Work to complete
Pictures do not belong in the output. Reproduce exactly the lines from the start of the records through the line with "const fmt = (v: number)".

Provided information
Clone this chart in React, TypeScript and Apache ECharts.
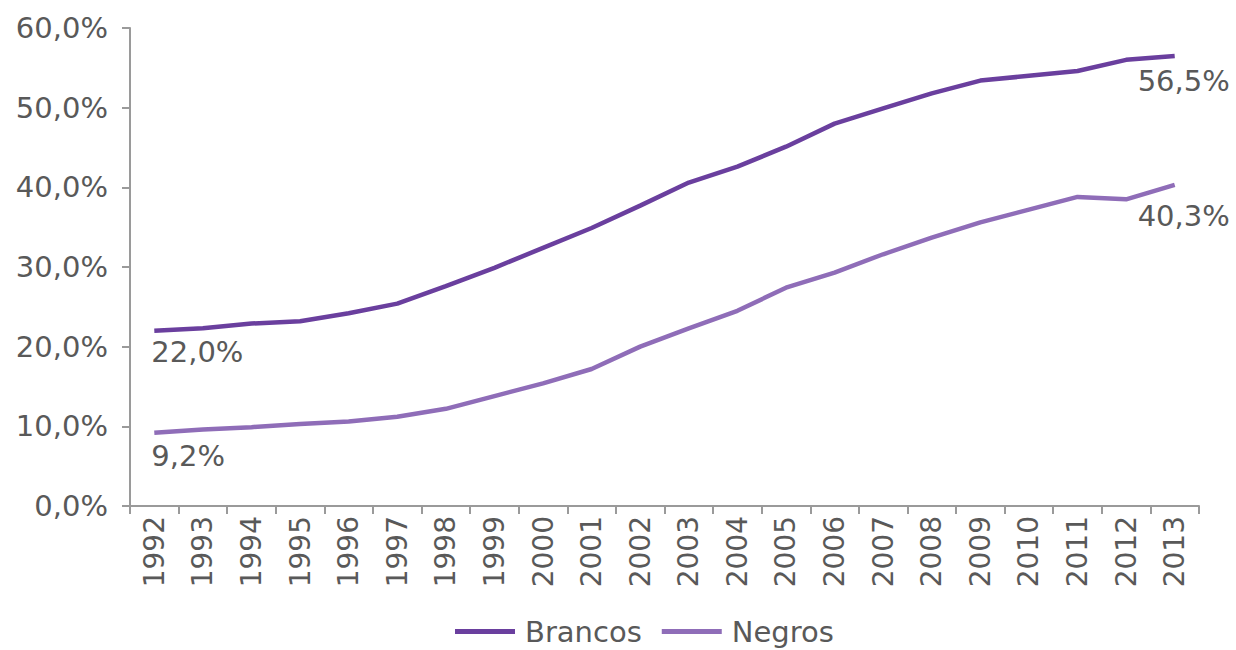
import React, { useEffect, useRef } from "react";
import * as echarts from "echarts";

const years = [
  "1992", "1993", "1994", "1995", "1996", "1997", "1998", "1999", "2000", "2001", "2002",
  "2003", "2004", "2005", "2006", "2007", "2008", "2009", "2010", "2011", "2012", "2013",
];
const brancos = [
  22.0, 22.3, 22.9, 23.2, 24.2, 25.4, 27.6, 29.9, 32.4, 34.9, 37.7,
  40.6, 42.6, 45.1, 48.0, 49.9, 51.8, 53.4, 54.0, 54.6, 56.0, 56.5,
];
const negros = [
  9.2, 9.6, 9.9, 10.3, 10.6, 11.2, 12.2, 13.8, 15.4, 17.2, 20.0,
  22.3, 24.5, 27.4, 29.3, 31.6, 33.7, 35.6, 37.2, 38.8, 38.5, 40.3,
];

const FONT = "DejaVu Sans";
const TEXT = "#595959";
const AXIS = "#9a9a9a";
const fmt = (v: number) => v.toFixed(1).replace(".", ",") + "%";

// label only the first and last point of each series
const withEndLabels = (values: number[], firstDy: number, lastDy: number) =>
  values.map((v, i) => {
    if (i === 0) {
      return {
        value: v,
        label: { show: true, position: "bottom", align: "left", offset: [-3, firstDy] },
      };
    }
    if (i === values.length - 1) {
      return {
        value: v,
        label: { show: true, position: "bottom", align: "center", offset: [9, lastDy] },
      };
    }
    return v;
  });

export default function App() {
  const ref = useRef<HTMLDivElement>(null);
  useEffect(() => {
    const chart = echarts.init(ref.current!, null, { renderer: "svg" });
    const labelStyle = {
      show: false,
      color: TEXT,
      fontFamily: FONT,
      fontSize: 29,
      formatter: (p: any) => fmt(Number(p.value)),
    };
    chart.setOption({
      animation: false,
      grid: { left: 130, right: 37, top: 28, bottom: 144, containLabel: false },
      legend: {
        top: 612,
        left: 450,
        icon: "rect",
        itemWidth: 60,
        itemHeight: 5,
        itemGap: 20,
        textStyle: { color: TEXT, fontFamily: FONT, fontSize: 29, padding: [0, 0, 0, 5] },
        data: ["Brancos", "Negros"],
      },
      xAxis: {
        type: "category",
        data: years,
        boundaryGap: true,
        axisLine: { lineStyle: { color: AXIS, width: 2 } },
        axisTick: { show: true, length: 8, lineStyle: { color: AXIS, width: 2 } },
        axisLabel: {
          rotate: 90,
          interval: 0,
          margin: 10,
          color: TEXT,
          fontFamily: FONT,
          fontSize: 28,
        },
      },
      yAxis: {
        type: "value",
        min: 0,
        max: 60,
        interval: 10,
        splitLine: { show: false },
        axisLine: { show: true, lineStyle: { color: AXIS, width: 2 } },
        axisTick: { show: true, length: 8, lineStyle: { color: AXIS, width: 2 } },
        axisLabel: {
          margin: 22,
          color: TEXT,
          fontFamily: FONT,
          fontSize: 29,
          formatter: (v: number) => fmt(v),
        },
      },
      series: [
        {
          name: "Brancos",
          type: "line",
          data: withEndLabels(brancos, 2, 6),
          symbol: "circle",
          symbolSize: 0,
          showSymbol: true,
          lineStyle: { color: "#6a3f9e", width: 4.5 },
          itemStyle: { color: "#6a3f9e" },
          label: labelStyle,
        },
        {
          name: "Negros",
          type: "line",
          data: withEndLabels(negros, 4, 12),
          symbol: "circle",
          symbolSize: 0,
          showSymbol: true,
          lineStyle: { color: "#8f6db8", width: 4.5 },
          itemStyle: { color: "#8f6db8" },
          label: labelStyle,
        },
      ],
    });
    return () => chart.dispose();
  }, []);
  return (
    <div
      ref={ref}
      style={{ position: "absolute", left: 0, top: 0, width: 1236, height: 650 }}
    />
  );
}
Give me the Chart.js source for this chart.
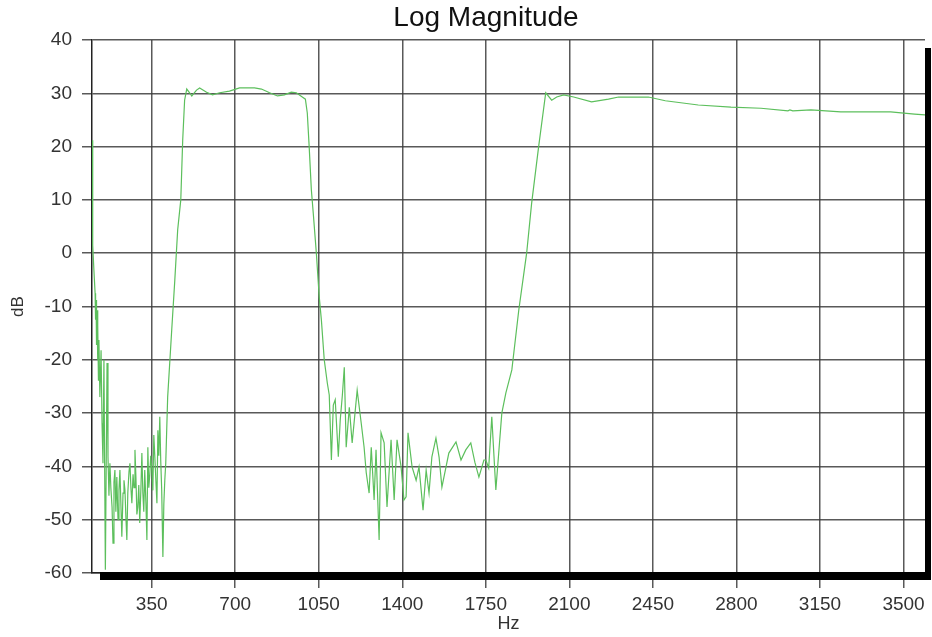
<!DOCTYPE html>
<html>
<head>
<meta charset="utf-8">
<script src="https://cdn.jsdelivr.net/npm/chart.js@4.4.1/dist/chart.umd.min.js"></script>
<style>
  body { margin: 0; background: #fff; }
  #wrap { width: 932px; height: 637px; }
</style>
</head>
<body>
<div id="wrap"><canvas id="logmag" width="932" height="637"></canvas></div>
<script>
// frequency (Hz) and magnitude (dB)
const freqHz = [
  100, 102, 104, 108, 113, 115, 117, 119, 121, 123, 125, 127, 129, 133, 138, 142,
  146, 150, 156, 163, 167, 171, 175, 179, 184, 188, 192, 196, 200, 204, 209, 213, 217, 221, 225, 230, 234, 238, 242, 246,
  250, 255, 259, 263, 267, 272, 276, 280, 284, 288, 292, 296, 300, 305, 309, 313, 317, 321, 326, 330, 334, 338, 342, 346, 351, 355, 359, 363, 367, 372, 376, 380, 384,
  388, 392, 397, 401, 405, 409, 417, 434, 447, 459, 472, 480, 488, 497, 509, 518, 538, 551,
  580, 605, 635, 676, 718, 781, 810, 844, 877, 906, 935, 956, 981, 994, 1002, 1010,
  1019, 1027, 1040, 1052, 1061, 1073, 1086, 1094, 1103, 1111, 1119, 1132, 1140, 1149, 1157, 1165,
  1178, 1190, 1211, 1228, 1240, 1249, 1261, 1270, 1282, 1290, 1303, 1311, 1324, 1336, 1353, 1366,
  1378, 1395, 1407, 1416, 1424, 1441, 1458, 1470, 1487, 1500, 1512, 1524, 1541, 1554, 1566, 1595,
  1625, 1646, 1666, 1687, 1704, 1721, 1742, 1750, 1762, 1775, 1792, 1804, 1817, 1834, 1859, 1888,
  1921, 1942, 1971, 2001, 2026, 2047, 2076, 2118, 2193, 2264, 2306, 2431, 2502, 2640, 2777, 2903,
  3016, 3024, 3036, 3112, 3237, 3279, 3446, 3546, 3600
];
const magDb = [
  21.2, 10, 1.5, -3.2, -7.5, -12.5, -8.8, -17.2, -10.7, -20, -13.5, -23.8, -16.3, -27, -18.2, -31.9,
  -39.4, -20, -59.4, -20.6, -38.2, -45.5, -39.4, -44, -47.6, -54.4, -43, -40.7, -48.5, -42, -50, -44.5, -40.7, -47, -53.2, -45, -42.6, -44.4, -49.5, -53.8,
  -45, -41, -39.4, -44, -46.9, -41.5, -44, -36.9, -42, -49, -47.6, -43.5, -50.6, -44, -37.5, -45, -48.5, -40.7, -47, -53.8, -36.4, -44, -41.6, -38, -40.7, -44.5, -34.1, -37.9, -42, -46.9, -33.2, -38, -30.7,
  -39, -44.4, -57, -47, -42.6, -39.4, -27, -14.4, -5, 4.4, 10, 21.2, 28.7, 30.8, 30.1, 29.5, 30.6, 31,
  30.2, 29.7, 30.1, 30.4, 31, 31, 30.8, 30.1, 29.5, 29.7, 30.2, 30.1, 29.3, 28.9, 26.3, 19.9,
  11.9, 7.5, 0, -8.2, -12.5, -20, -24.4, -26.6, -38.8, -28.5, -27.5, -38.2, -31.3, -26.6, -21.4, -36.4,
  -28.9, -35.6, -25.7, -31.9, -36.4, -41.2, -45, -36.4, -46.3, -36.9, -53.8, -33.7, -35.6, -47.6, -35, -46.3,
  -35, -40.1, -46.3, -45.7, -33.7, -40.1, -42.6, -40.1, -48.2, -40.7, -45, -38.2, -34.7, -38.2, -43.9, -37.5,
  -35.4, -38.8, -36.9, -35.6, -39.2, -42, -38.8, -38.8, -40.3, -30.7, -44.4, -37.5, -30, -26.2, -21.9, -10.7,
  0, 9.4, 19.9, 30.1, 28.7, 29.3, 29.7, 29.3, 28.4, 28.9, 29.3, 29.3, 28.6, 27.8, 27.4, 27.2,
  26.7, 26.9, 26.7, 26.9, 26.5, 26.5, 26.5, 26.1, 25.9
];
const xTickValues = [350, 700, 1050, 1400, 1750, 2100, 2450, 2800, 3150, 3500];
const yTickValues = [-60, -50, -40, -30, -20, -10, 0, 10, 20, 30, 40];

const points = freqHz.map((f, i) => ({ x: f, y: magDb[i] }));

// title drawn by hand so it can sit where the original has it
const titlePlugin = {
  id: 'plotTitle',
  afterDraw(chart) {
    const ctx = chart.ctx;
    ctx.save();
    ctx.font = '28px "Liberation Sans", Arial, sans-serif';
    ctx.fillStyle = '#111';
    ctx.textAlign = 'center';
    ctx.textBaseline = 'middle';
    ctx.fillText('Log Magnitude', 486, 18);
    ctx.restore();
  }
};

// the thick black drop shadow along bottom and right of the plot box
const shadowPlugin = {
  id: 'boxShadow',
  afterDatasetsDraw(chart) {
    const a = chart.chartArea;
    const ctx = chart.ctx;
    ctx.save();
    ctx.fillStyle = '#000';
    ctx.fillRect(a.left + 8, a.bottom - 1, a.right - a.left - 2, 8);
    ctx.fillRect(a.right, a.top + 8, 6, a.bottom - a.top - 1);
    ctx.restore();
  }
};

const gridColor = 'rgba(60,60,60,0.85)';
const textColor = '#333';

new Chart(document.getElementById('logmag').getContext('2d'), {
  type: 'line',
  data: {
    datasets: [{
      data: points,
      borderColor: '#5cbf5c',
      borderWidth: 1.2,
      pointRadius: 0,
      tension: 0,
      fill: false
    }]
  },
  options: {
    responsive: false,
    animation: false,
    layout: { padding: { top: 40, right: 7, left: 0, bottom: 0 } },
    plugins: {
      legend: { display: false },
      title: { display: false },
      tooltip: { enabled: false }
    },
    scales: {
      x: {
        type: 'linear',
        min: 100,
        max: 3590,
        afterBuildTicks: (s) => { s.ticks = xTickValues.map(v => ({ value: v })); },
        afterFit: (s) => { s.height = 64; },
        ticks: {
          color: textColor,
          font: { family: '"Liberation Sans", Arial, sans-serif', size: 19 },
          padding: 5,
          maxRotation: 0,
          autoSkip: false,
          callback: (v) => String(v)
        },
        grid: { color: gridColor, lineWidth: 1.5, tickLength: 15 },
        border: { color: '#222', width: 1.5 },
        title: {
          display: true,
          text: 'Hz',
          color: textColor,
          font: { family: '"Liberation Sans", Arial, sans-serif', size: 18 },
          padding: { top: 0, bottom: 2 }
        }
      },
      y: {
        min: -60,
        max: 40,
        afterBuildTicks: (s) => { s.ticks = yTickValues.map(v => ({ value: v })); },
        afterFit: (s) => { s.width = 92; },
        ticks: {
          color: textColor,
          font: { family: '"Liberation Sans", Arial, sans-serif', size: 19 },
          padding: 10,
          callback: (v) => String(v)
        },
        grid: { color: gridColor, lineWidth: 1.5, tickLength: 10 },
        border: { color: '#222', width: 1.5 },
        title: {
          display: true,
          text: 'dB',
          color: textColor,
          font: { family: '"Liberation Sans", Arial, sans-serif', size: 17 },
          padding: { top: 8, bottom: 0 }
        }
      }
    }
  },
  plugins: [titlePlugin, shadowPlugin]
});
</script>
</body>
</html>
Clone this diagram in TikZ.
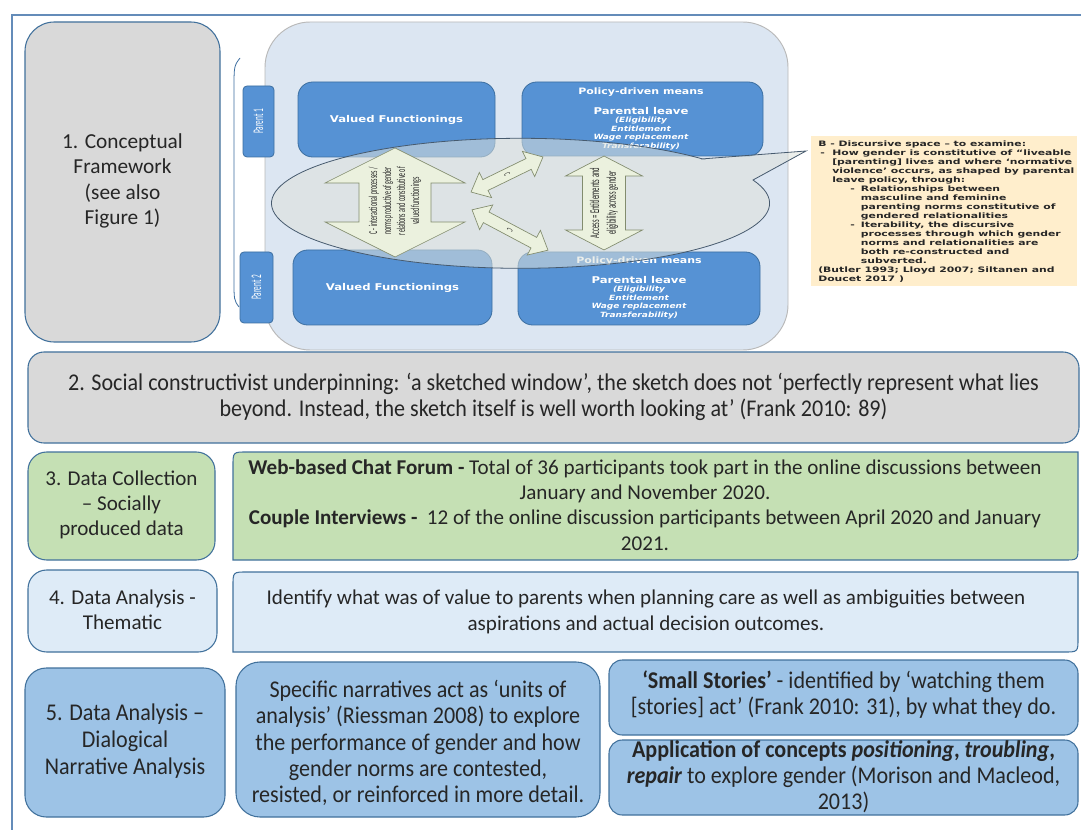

Response
Clone this chart in React, TypeScript and Apache ECharts.
import React, { useEffect, useRef } from "react";
import * as echarts from "echarts";

const years = [
  "1992", "1993", "1994", "1995", "1996", "1997", "1998", "1999", "2000", "2001", "2002",
  "2003", "2004", "2005", "2006", "2007", "2008", "2009", "2010", "2011", "2012", "2013",
];
const brancos = [
  22.0, 22.3, 22.9, 23.2, 24.2, 25.4, 27.6, 29.9, 32.4, 34.9, 37.7,
  40.6, 42.6, 45.1, 48.0, 49.9, 51.8, 53.4, 54.0, 54.6, 56.0, 56.5,
];
const negros = [
  9.2, 9.6, 9.9, 10.3, 10.6, 11.2, 12.2, 13.8, 15.4, 17.2, 20.0,
  22.3, 24.5, 27.4, 29.3, 31.6, 33.7, 35.6, 37.2, 38.8, 38.5, 40.3,
];

const FONT = "DejaVu Sans";
const TEXT = "#595959";
const AXIS = "#9a9a9a";
const fmt = (v: number) => v.toFixed(1).replace(".", ",") + "%";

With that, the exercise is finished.